Biden is also less hostile to the European Union and Chinese government than the incumbent President Donald Trump, making him the preferred candidate for European policymakers. But not all analysts see him as positive for the Euro or stock markets. Some are concerned about the impact that his tax and regulatory policies would have on the stock market and U.S. economy, while also seeing the European backdrop as deserving of currency weakness.
"If EUR-USD is to break higher, the US election is likely where EUR bulls are looking," says Daragh Maher, U.S. head of FX strategy at HSBC. "However, we do not see a Democrat “clean sweep” outcome as necessarily driving the USD weaker and EUR-USD higher. Instead, we expect the EUR to remain under selling pressure as the local backdrop becomes increasingly unsupportive."
Others are mindful of the difference between the Democratic Party majority suggested by pollsters and the lesser advantage implied by betting markets. Both proved to be wrong in 2016, with bettors having followed pollsters in looking for a Democrat win only to be upset on the night by President Donald Trump's victory, which resulted in a five percent Dollar Index rally between early November 2016 and year-end.
Few appear to have entertained the idea that 2016 could be repeated this time out, which would weigh on the Euro and potentially enough so to see it falling back to the 1.15 level tipped as a prospect by Commerzbank technical analysts.

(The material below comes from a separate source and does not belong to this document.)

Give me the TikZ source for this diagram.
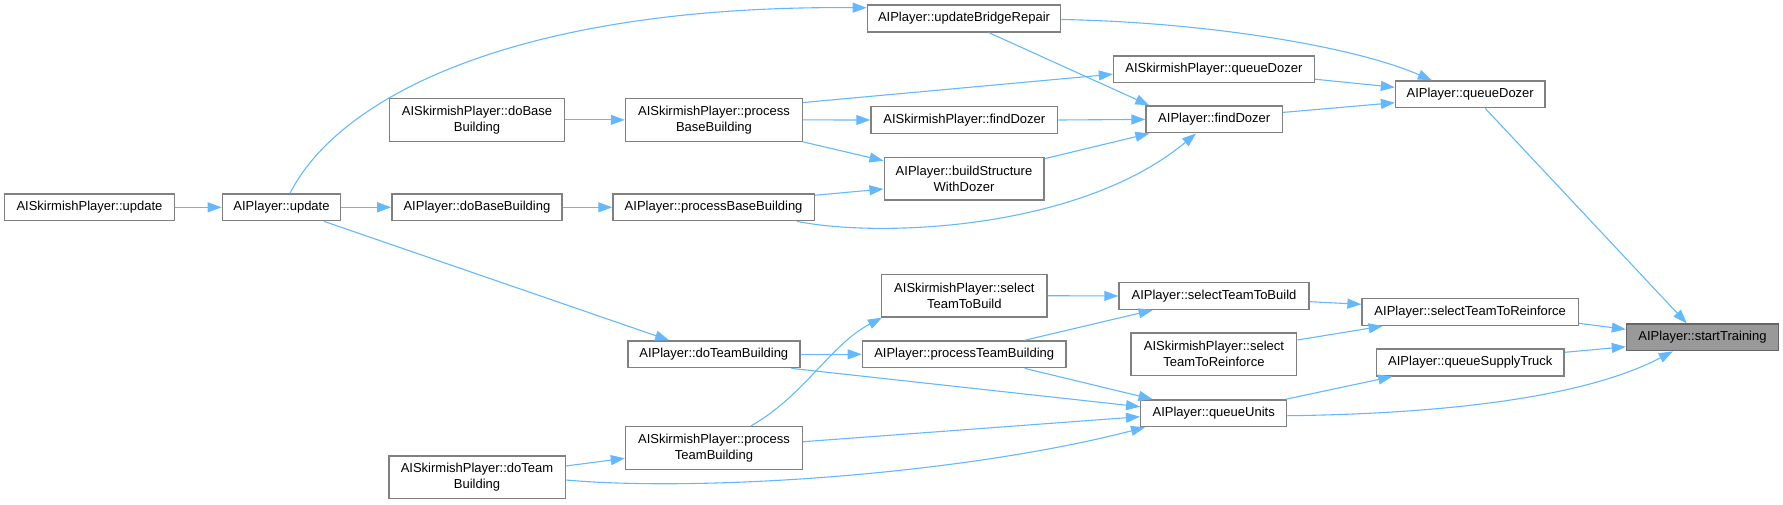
\documentclass[tikz,border=0pt]{standalone}
\usepackage{fontspec}
\setmainfont{Liberation Sans}
\usetikzlibrary{arrows.meta,calc}
\definecolor{edgeblue}{HTML}{63B8FF}
\definecolor{boxline}{HTML}{808080}
\definecolor{hlfill}{HTML}{999999}
\definecolor{hlline}{HTML}{666666}
\begin{document}
\begin{tikzpicture}[x=1pt,y=-1pt,
  fn/.style={draw=boxline, line width=1.4pt, fill=white, inner sep=0pt, align=center,
    font=\fontsize{13}{16}\selectfont, text=black, minimum height=26.7pt},
  tall/.style={minimum height=42.6pt},
  hl/.style={fill=hlfill, draw=hlline},
  call/.style={draw=edgeblue, line width=1.1pt, -{Triangle[length=14pt,width=10pt]}}]
\useasboundingbox (0,0) rectangle (1783,504);

% nodes
\node[fn, minimum width=170pt] (sUpdate) at (89.5,207.3) {AISkirmishPlayer::update};
\node[fn, minimum width=118.4pt] (pUpdate) at (281.5,207.3) {AIPlayer::update};
\node[fn, tall, minimum width=175pt] (sDoBase) at (477,119.9) {AISkirmishPlayer::doBase\\Building};
\node[fn, minimum width=170pt] (pDoBase) at (476.9,207.3) {AIPlayer::doBaseBuilding};
\node[fn, minimum width=193.3pt] (pBridge) at (964,18.5) {AIPlayer::updateBridgeRepair};
\node[fn, tall, minimum width=177pt] (sProcBase) at (714,119.9) {AISkirmishPlayer::process\\BaseBuilding};
\node[fn, minimum width=186.7pt] (sFindDozer) at (964.3,120) {AISkirmishPlayer::findDozer};
\node[fn, tall, minimum width=159.6pt] (pBuild) at (964,178.7) {AIPlayer::buildStructure\\WithDozer};
\node[fn, minimum width=201.3pt] (pProcBase) at (713.6,207.3) {AIPlayer::processBaseBuilding};
\node[fn, minimum width=200.8pt] (sQueueDozer) at (1213.9,69.2) {AISkirmishPlayer::queueDozer};
\node[fn, minimum width=136.3pt] (pFindDozer) at (1214.2,119.4) {AIPlayer::findDozer};
\node[fn, minimum width=149.3pt] (pQueueDozer) at (1470.2,94.3) {AIPlayer::queueDozer};
\node[fn, tall, minimum width=165.3pt] (sSelBuild) at (964.3,295.7) {AISkirmishPlayer::select\\TeamToBuild};
\node[fn, minimum width=190pt] (pSelBuild) at (1214,296) {AIPlayer::selectTeamToBuild};
\node[fn, minimum width=216.3pt] (pSelReinf) at (1470.2,312) {AIPlayer::selectTeamToReinforce};
\node[fn, hl, minimum width=152pt] (start) at (1702.5,337.3) {AIPlayer::startTraining};
\node[fn, tall, minimum width=165.7pt] (sSelReinf) at (1213.9,354.2) {AISkirmishPlayer::select\\TeamToReinforce};
\node[fn, minimum width=187.7pt] (pSupply) at (1470.3,362.5) {AIPlayer::queueSupplyTruck};
\node[fn, minimum width=146pt] (pQueueUnits) at (1213.7,413.3) {AIPlayer::queueUnits};
\node[fn, minimum width=172pt] (pDoTeam) at (713.8,354.3) {AIPlayer::doTeamBuilding};
\node[fn, minimum width=203.6pt] (pProcTeam) at (964.2,354.3) {AIPlayer::processTeamBuilding};
\node[fn, tall, minimum width=177pt] (sProcTeam) at (714,447.9) {AISkirmishPlayer::process\\TeamBuilding};
\node[fn, tall, minimum width=176.4pt] (sDoTeam) at (477,477.3) {AISkirmishPlayer::doTeam\\Building};

% edges
\draw[call] (sUpdate.east) -- (pUpdate.west);
\draw[call] (pUpdate.east) -- (pDoBase.west);
\draw[call] ($(pUpdate.north)+(8.5,0)$) .. controls (340,95) and (520,5) .. ($(pBridge.north west)+(0,3.3)$);
\draw[call] ($(pUpdate.south)+(42.5,0)$) -- ($(pDoTeam.north west)+(42,0)$);
\draw[call] (sDoBase.east) -- (sProcBase.west);
\draw[call] (pDoBase.east) -- (pProcBase.west);
\draw[call] ($(sProcBase.north east)+(0,4.6)$) -- ($(sQueueDozer.west)+(0,5)$);
\draw[call] (sProcBase.east) -- (sFindDozer.west);
\draw[call] (sProcBase.south east) -- ($(pBuild.north west)+(0,4)$);
\draw[call] ($(pProcBase.north east)+(0,2)$) -- ($(pBuild.south west)+(0,-11.7)$);
\draw[call] ($(pProcBase.south east)+(-18,0)$) .. controls (880,238) and (1080,230) .. ($(pFindDozer.south west)+(50.7,0)$);
\draw[call] ($(pBridge.south)+(24.7,0)$) -- ($(pFindDozer.north west)+(4,0)$);
\draw[call] ($(pBridge.east)+(0,1)$) .. controls (1200,22) and (1350,45) .. ($(pQueueDozer.north west)+(37,0)$);
\draw[call] ($(sQueueDozer.east)+(0,10)$) -- ($(pQueueDozer.west)+(0,-7)$);
\draw[call] ($(pFindDozer.east)+(0,-7)$) -- ($(pQueueDozer.west)+(0,8.4)$);
\draw[call] (sFindDozer.east) -- (pFindDozer.west);
\draw[call] ($(pBuild.north east)+(0,2)$) -- ($(pFindDozer.south west)+(4,0)$);
\draw[call] ($(pQueueDozer.south)+(15,0)$) -- ($(start.north)+(-15.8,0)$);
\draw[call] (sSelBuild.east) -- (pSelBuild.west);
\draw[call] ($(pSelBuild.east)+(0,5.7)$) -- ($(pSelReinf.west)+(0,-7.7)$);
\draw[call] ($(pSelReinf.east)+(0,11.3)$) -- ($(start.west)+(0,-8)$);
\draw[call] ($(sSelReinf.east)+(0,-14.2)$) -- ($(pSelReinf.south west)+(21.3,0)$);
\draw[call] ($(pSupply.east)+(0,-10.2)$) -- ($(start.west)+(0,9.4)$);
\draw[call] ($(pQueueUnits.east)+(0,2.4)$) .. controls (1430,414) and (1580,400) .. ($(start.south west)+(47,0)$);
\draw[call] ($(pQueueUnits.north east)+(-1.7,0)$) -- ($(pSupply.south west)+(16.5,0)$);
\draw[call] (pDoTeam.east) -- (pProcTeam.west);
\draw[call] ($(pDoTeam.south east)+(-9.2,0)$) -- ($(pQueueUnits.west)+(0,-6.6)$);
\draw[call] ($(pProcTeam.north east)+(-42,0)$) -- ($(pSelBuild.south west)+(34.3,0)$);
\draw[call] ($(pProcTeam.south east)+(-42,0)$) -- ($(pQueueUnits.north west)+(12.6,0)$);
\draw[call] ($(sProcTeam.north)+(37,0)$) .. controls (805,395) and (830,345) .. ($(sSelBuild.south west)+(1,0)$);
\draw[call] ($(sProcTeam.east)+(0,-6.2)$) -- ($(pQueueUnits.west)+(0,3.4)$);
\draw[call] ($(sDoTeam.east)+(0,-11.3)$) -- ($(sProcTeam.west)+(0,10.4)$);
\draw[call] ($(sDoTeam.east)+(0,2.7)$) .. controls (700,492) and (960,475) .. ($(pQueueUnits.south west)+(5,0)$);
\end{tikzpicture}
\end{document}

"Are betting markets dumb or not? Or are they perhaps criminally insane? We'll hopefully find out during the coming week. Perhaps we will know the results already Wednesday morning European time, but the Supreme Court's decision to allow some/several states to keep counting mail-in ballots for days afterwards means we might not know for sure until late in the week or even the week after," says Andreas Steno Larsen, chief FX strategist at Nordea Markets. "We are still looking for a move lower in the pair - possibly a painful move - before considering reflation longs. Maybe the timing will be optimal just around the ECB meeting in December. For now, we lean short in EUR/USD."
Above: Euro-Dollar rate shown at weekly intervals with Dollar Index (black line, left axis).